Does the Graun have a GK crossword on Saturdays, or indeed ever? I did not know this!
(I never buy it on Saturdays - too expensive and I feel overwhelmed and wasteful when a heap of supplements flops out onto the floor never to be read - but I do enjoy occasionally stealing the jumbo GK crossword from the local pub's Telegraph at the weekends.)
― a passing spacecadet, Saturday, 19 March 2016 14:19 (ten years ago)
the GK one is in the magazine.
― koogs, Saturday, 19 March 2016 14:28 (ten years ago)
http://www.theguardian.com/world/2016/feb/10/yanis-varoufakis-launches-pan-european-leftwing-movement-diem25
― koogs, Saturday, 19 March 2016 14:34 (ten years ago)
So I've had enough boy = RON or lad = TED clues to see them coming and anticipate a name going in there. Is the idea behind this that Ron and Ted are youthful names, and adults would be Ronald and Theodore? They're usually short or nicknames. Or are boy and lad just signifying male? Just curious about the convention.
― Double Nickels on the Pecunidigm (Dan Peterson), Tuesday, 19 April 2016 16:22 (ten years ago)
i think you could well be right about the short form signifying youthfulness, but i also feel like that connotation has almost disappeared from conscious thinking maybe and become simply conventional
― some men just want to watch the world Bern (Noodle Vague), Tuesday, 19 April 2016 16:25 (ten years ago)
I'd like to introduce the setters to Ron Mael. And Teddy Kennedy. But yeah, I just kind of roll with it now.
― Double Nickels on the Pecunidigm (Dan Peterson), Tuesday, 19 April 2016 16:37 (ten years ago)
like a lot of conventions it's of a more formal era tho. and British, obviously.

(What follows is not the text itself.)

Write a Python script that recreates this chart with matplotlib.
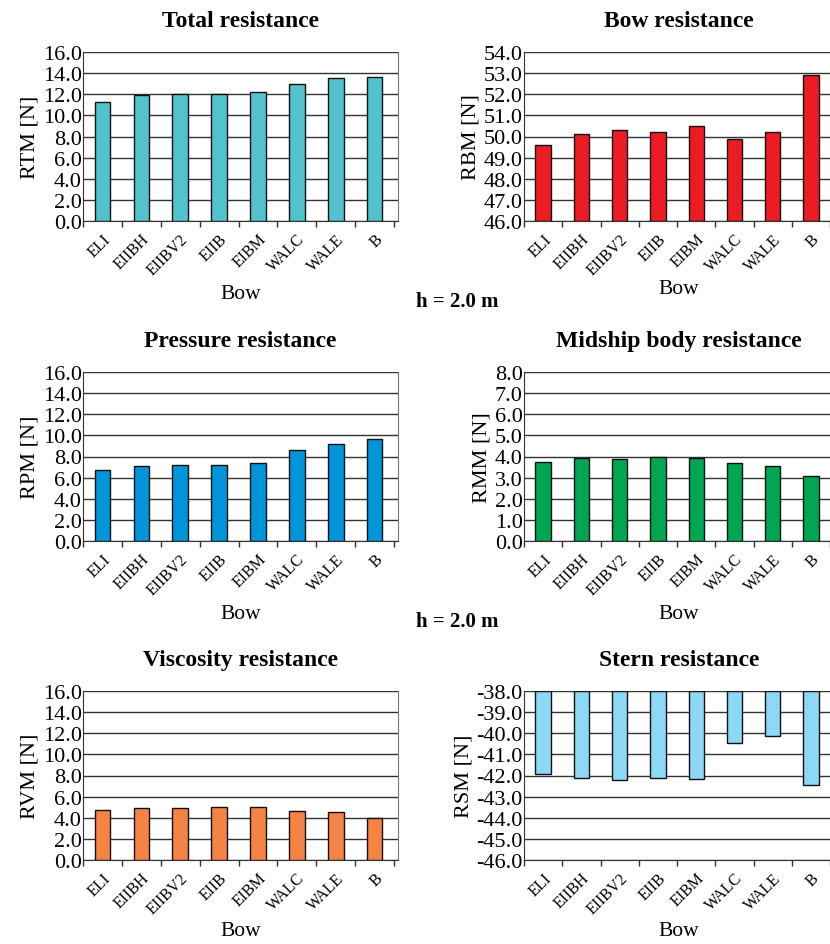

― some men just want to watch the world Bern (Noodle Vague), Tuesday, 19 April 2016 16:42 (ten years ago)
This was good from yesterday's Graun:
The old racer racing around Italy? (10)
― ghosts that don't exist (Neil S), Thursday, 5 May 2016 12:05 (ten years ago)
nice bit of misdirection here
Work by Joyce Grenfell initially in broadcast wins a keen fan (9,4)
― koogs, Wednesday, 11 May 2016 14:17 (ten years ago)
yeah I was happy to get that one!
― ghosts that don't exist (Neil S), Wednesday, 11 May 2016 14:21 (ten years ago)
Had a tossy, turny sleep last night and came up with this one while my brain was whirling:
Tom Cruise in top bad films (6, 8)
― Double Nickels on the Pecunidigm (Dan Peterson), Monday, 23 May 2016 14:19 (ten years ago)
Man I forgot about this thread
― Daithi Bowsie (darraghmac), Monday, 23 May 2016 14:54 (ten years ago)
Xp nice, I often come up with clues while trying to sleep too, this from last night:
Gina G remix is a joke (3)
― I've had Eno, ugh (ledge), Monday, 23 May 2016 15:49 (ten years ago)
I never did solve that last one.
btw, isn't Rufus in the Guardian generally considered easy? (Despite his predilection for purely cryptic clues, which I often struggle with.) Because no way was I getting Sassenach or exeants.
― this is a salad for the BALSAMIC REVIVAL (Dan Peterson), Thursday, 21 July 2016 14:42 (nine years ago)
Well that's just a vocab thing, if you're familiar with the terms both of those clues are easy. I hadn't come across exeants before but the term sassenach is fairly well-known in the uk and that clue is practically straight
― wins, Thursday, 21 July 2016 16:55 (nine years ago)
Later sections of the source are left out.